It's really simple:
- To avoid SQL injection,
mysql_real_escape_string your values before concatenating them into an SQL query, or use parameterized queries that don't suffer from malformed strings in the first place.
- To avoid XSS problems and/or messed up HTML, HTML escape your values before plugging them into an HTML context.
- JSON escape them in a JSON context, CSV escape them in a CSV context, etc pp.
All are the same problem, really. As a very simple example, to produce the string "test" (I want the quotes to be part of the string), I can't write the string literal $foo = ""test"". I have to escape the quotes within the quotes to make clear which quotes are supposed to end the string and which are part of the string: $foo = "\"test\"".
SQL injection, XSS problems and messed up HTML are all just a variation on this.
To plug a value that contains quotes into a query, you have the same problem as above:
$comment = "\"foo\""; // comment is "foo", including quotes
$query = 'INSERT INTO `db` (`comment`) VALUES ("' . $comment . '")';
// INSERT INTO `db` (`comment`) VALUES (""foo"")
That produces invalid syntax at best, SQL injection attacks at worst.
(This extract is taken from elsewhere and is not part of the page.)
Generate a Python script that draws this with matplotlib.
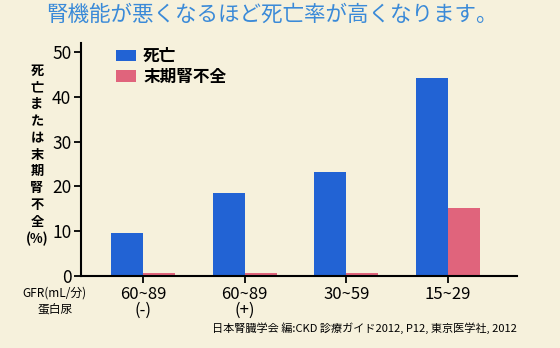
import numpy as np
import matplotlib
matplotlib.use("Agg")
import matplotlib.pyplot as plt

plt.rcParams['font.family'] = ['Noto Sans CJK JP', 'DejaVu Sans']

# データ (%)
groups = ['60~89\n(-)', '60~89\n(+)', '30~59', '15~29']
death = [9.7, 18.6, 23.2, 44.1]
esrd = [0.6, 0.6, 0.6, 15.2]
y_ticks = [0, 10, 20, 30, 40, 50]

bg = '#f6f1dc'
blue = '#2263d4'
pink = '#e0647c'

fig = plt.figure(figsize=(5.6, 3.48), dpi=100, facecolor=bg)
ax = fig.add_axes([0.1446, 0.2069, 0.7786, 0.6695], facecolor=bg)

x = np.arange(len(groups))
w = 0.315
b1 = ax.bar(x - w / 2, death, w, color=blue, label='死亡')
b2 = ax.bar(x + w / 2, esrd, w, color=pink, label='末期腎不全')

ax.set_xlim(-0.61, 3.68)
ax.set_ylim(0, 52)
ax.set_xticks(x)
ax.set_xticklabels(groups, fontsize=12, linespacing=0.9)
ax.set_yticks(y_ticks)
ax.tick_params(axis='y', labelsize=12.5, length=5, width=1.3, direction='out', pad=2)
ax.tick_params(axis='x', length=5, width=1.3, direction='out', pad=2)
for s in ['top', 'right']:
    ax.spines[s].set_visible(False)
for s in ['left', 'bottom']:
    ax.spines[s].set_linewidth(1.5)

ax.legend(loc='upper left', bbox_to_anchor=(0.066, 1.01), frameon=False,
          prop={'weight': 'bold', 'size': 12}, handlelength=1.15,
          handleheight=0.72, labelspacing=0.15, handletextpad=0.45,
          borderaxespad=0)

# タイトル
fig.text(0.485, 0.958, '腎機能が悪くなるほど死亡率が高くなります。', ha='center',
         va='center', fontsize=15.5, color='#3a8ad8')

# 縦書きのy軸ラベル
ylab = '\n'.join(list('死亡または末期腎不全') + ['(%)'])
fig.text(0.066, 0.555, ylab, ha='center', va='center', fontsize=9.5,
         fontweight='bold', linespacing=1.25)

fig.text(0.098, 0.158, 'GFR(mL/分)', ha='center', va='center', fontsize=8.5)
fig.text(0.098, 0.109, '蛋白尿', ha='center', va='center', fontsize=8.5)

fig.text(0.923, 0.058, '日本腎臓学会 編:CKD 診療ガイド2012, P12, 東京医学社, 2012',
         ha='right', va='center', fontsize=8)

fig.savefig('out.png', dpi=100, facecolor=bg)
Using mysql_real_escape_string avoids this:
$query = 'INSERT INTO `db` (`comment`) VALUES ("' . mysql_real_escape_string($comment) . '")';
// INSERT INTO `db` (`comment`) VALUES ("\"foo\"")
HTML escaping is exactly the same, just with different syntax issues.
You only need to escape your values in the right context using the right method. To escape values for HTML, use htmlentities. Do that at the time it's necessary. Don't prematurely or over-escape your values, only apply the appropriate escape function in the right context at the right time.